- **CHALLENGE**
Find each line with the word "this" and copy it.

- **DATA RECORDS**

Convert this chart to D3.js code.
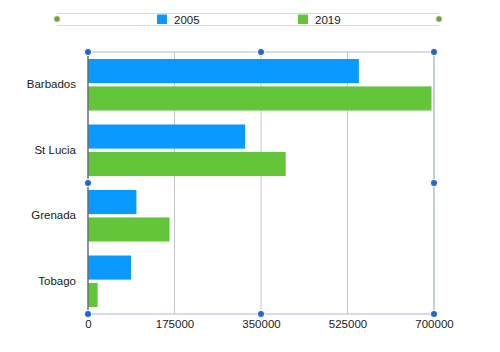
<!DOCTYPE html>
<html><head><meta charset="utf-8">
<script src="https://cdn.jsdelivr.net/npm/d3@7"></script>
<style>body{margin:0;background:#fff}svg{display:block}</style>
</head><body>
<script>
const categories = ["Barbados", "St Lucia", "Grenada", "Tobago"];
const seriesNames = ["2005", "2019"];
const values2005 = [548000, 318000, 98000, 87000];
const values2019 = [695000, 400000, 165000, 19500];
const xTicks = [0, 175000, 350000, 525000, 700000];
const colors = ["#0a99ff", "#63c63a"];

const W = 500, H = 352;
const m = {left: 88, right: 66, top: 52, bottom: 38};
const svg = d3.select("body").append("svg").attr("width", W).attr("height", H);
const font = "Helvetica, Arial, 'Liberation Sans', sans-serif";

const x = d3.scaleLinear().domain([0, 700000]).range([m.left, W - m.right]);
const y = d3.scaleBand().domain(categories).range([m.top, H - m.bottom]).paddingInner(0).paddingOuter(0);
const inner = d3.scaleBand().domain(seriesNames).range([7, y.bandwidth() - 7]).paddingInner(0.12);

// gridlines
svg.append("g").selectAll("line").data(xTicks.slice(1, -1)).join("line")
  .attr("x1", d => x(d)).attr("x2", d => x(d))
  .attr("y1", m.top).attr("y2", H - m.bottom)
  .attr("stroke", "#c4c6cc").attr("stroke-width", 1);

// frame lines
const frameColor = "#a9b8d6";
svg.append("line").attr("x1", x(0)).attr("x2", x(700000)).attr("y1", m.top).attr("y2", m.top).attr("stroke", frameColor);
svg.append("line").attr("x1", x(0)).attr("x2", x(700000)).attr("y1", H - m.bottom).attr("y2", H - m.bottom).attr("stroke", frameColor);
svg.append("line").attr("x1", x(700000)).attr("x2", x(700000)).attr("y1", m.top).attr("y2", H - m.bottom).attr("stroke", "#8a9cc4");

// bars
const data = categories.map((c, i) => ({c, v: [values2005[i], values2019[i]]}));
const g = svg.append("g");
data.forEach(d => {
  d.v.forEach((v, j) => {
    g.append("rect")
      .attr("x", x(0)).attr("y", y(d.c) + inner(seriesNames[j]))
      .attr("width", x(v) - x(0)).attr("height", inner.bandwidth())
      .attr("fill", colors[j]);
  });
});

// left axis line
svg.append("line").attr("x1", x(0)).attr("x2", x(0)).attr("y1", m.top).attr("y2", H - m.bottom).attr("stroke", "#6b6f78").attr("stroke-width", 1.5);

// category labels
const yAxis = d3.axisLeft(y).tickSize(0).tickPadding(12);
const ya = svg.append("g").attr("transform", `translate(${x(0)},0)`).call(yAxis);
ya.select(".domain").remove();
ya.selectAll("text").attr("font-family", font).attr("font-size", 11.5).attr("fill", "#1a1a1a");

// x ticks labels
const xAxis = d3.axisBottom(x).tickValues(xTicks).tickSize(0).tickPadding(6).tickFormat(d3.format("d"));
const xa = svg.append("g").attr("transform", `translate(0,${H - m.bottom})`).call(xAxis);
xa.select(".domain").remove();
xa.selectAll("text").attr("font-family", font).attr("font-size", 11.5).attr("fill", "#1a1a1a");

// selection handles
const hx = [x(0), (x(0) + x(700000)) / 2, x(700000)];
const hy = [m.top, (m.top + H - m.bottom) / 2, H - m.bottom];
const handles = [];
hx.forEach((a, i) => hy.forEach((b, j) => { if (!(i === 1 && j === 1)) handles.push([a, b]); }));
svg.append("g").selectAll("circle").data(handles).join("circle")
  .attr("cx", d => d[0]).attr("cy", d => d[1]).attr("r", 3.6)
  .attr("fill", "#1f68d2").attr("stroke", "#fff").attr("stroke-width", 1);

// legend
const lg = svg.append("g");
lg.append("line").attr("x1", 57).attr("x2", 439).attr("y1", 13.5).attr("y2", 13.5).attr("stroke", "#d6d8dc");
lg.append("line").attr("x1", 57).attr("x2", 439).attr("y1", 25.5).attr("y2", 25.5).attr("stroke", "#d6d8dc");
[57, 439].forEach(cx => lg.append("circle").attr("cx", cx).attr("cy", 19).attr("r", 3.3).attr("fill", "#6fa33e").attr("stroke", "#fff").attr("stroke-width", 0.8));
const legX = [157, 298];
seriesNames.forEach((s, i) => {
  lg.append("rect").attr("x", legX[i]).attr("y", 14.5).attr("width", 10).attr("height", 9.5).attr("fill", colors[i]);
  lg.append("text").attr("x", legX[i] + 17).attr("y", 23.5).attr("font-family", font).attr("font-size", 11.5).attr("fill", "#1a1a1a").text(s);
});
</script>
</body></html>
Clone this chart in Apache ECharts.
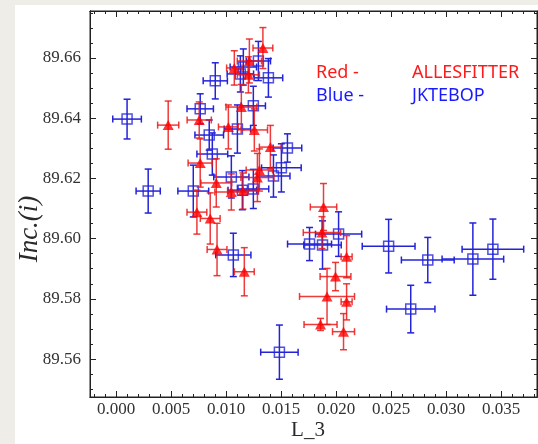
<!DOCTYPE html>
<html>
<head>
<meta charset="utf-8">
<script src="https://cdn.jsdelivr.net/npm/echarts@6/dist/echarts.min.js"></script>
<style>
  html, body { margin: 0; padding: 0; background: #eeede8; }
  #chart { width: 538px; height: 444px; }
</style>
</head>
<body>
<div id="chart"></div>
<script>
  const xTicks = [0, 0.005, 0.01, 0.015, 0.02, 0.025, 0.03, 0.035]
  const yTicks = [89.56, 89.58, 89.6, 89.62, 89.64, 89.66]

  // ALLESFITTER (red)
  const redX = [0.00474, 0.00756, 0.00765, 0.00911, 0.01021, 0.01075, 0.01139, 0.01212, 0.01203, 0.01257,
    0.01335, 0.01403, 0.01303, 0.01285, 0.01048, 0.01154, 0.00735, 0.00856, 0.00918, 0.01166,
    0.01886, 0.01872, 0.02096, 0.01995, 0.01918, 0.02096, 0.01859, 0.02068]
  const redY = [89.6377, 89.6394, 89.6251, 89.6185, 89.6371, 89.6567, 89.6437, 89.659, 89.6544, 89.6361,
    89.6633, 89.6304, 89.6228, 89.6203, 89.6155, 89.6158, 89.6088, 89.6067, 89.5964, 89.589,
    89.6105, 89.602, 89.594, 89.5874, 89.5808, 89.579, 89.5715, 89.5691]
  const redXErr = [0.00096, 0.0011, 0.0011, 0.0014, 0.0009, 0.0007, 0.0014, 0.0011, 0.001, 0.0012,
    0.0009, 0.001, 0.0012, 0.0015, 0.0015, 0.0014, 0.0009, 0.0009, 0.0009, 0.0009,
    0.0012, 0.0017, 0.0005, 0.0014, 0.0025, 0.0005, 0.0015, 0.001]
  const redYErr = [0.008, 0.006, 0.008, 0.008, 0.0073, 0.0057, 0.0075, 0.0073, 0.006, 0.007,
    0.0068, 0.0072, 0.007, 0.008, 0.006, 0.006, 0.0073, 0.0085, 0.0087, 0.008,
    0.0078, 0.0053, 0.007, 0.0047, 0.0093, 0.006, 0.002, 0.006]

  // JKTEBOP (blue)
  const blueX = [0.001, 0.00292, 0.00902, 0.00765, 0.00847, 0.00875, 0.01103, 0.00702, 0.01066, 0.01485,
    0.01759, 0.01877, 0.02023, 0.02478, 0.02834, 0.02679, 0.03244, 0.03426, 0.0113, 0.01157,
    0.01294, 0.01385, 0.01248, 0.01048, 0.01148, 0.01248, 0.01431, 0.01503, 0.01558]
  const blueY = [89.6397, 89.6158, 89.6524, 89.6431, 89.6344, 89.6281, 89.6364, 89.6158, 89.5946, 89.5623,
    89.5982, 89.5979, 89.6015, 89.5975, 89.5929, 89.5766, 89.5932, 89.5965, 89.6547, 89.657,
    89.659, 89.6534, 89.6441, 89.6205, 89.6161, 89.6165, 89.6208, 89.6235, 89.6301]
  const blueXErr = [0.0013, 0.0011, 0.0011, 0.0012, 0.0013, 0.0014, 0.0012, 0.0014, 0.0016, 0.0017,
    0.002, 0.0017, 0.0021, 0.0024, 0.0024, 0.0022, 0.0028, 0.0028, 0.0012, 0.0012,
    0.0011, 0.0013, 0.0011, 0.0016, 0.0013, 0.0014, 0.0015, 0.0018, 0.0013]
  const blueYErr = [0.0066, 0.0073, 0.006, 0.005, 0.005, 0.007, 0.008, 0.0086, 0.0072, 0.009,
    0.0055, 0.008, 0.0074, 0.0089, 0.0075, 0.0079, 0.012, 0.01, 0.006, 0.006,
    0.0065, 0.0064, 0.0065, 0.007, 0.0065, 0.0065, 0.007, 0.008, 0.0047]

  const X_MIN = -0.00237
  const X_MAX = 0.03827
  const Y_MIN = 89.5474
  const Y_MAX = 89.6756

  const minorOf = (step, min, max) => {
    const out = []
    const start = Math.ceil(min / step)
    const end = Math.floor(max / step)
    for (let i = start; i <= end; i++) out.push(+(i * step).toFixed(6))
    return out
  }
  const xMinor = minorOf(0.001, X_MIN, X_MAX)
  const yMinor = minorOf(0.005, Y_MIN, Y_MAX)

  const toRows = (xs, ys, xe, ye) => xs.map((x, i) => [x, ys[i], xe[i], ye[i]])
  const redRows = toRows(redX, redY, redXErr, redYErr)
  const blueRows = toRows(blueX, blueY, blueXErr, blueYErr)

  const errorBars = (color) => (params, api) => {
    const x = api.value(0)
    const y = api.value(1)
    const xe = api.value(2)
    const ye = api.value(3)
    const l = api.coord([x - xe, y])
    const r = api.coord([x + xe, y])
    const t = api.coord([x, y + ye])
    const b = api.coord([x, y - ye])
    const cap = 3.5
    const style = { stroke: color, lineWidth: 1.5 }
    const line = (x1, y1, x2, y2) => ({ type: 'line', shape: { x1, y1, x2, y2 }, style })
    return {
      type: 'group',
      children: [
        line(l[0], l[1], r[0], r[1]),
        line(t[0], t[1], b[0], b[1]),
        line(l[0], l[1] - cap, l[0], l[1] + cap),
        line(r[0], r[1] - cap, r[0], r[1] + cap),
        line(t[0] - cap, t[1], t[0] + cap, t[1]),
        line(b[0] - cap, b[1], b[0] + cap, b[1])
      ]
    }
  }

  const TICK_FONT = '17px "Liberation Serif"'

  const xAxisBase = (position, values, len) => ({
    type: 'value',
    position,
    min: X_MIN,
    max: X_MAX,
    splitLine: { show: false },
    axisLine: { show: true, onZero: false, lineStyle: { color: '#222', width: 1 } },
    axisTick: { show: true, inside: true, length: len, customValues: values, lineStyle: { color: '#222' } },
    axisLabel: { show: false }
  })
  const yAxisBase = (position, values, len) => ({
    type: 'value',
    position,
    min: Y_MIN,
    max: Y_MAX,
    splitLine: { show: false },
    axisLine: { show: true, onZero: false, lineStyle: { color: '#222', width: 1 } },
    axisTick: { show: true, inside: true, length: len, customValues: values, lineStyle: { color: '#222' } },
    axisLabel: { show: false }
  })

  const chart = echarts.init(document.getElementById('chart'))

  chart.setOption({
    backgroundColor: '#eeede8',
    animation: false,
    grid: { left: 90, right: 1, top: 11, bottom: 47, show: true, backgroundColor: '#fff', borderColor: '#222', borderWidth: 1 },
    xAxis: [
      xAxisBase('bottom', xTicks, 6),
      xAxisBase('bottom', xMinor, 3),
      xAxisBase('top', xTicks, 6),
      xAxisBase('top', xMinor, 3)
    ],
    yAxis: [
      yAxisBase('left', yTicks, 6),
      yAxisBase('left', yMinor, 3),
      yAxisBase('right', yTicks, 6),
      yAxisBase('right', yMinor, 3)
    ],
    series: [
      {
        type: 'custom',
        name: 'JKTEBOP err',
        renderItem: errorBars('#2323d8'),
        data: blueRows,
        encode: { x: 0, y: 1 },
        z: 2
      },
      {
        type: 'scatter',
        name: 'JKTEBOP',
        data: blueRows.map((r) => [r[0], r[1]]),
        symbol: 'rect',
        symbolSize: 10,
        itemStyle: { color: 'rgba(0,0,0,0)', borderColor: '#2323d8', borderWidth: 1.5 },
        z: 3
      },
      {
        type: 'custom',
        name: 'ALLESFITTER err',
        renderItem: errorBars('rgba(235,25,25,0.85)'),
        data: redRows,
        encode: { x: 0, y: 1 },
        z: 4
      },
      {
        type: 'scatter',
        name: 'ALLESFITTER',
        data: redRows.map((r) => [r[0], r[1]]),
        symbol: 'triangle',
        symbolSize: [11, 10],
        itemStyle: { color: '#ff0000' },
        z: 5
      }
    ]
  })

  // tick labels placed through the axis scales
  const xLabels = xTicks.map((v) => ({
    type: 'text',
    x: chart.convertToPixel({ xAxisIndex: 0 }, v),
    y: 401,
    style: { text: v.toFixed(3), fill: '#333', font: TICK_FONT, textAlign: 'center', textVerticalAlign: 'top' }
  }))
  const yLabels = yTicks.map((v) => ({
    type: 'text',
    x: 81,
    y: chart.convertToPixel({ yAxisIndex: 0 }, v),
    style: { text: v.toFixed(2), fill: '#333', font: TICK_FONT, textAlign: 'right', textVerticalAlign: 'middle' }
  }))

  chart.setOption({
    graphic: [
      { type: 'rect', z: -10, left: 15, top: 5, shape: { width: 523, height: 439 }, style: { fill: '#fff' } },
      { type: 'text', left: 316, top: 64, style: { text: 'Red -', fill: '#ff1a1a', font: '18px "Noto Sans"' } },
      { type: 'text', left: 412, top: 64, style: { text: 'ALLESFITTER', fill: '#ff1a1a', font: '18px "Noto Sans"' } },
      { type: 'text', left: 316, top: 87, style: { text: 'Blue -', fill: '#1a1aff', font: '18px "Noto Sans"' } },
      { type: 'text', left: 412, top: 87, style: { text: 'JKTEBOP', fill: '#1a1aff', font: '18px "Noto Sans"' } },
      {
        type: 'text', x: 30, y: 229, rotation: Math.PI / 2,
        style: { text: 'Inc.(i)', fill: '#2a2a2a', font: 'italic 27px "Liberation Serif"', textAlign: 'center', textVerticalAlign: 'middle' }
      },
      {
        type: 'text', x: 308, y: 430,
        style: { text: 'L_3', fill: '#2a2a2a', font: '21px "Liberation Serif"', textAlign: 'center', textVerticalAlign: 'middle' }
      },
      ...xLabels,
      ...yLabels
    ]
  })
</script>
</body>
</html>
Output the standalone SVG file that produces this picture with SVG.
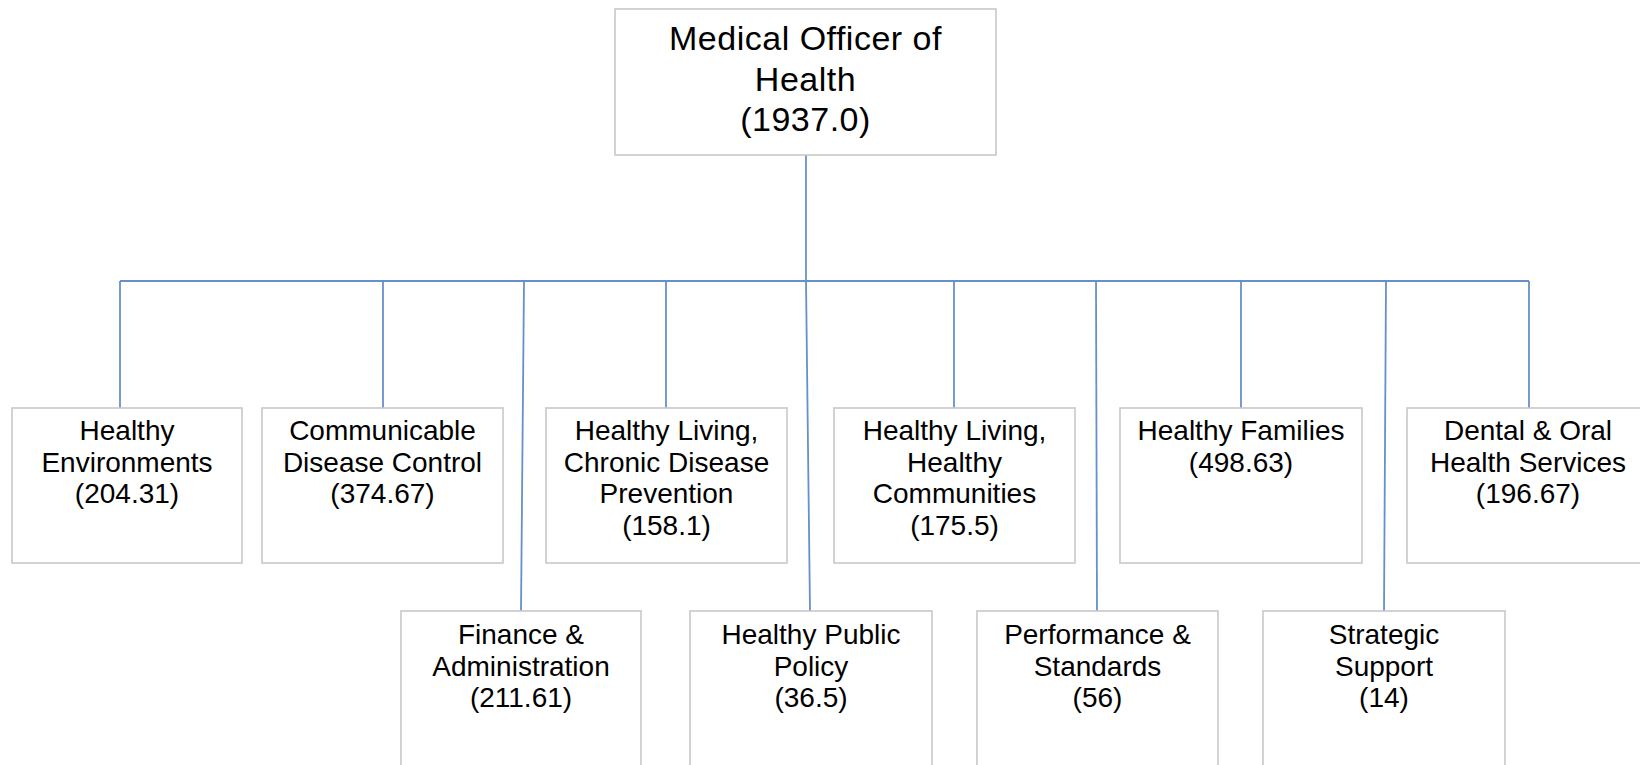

- **REPLY TO THE EXERCISE**
Convert this chart to D3.js code.
Clone this chart in Apache ECharts.
Output the standalone SVG file that produces this picture with SVG.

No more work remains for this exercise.